To my surprise, he even mentioned inter-modality, container traffic, train issues, port comparisons, trade routes and so on. Obviously, someone briefed him extensively and successfully on the question. I hope this is more than just words and will translate in actual policies and investments. I wouldn't hold my breath too much though. The "little Nicolas", as he is sometimes dubbed by comics, is used to big media appearances followed by very little or no realizations. But again, I want to give him the benefit of the doubt.

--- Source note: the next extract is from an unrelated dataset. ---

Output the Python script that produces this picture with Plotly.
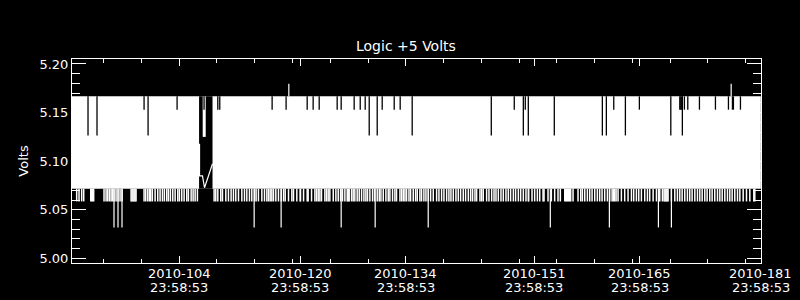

Interestingly enough (and in a domain where I am much less proficient, I am afraid), he mentioned other aspects of maritime policies that are new. For the first time, he refused to blindly defend French and European fisheries and claimed that conservation and exploitation of the sea should be based on sound scientific studies and not local politics (something never done by his predecessors). This is a major switch in France and might foresee other ones... maybe even for the absurd French agricultural policy imposed upon the European Union? One can dream. Sarkozy took a similar approach towards the use of the sea for mineral and energy production. Coming from such a pro-business politician, this was a surprisingly "green" speech.
All in all, if only two of the four main proposal he discussed are actually implemented, this would be enough for me to swallow my opposition to Nicolas Sarkozy. I might not like him, but I would be glad if he at last does something where so many before him never even got informed on the topic.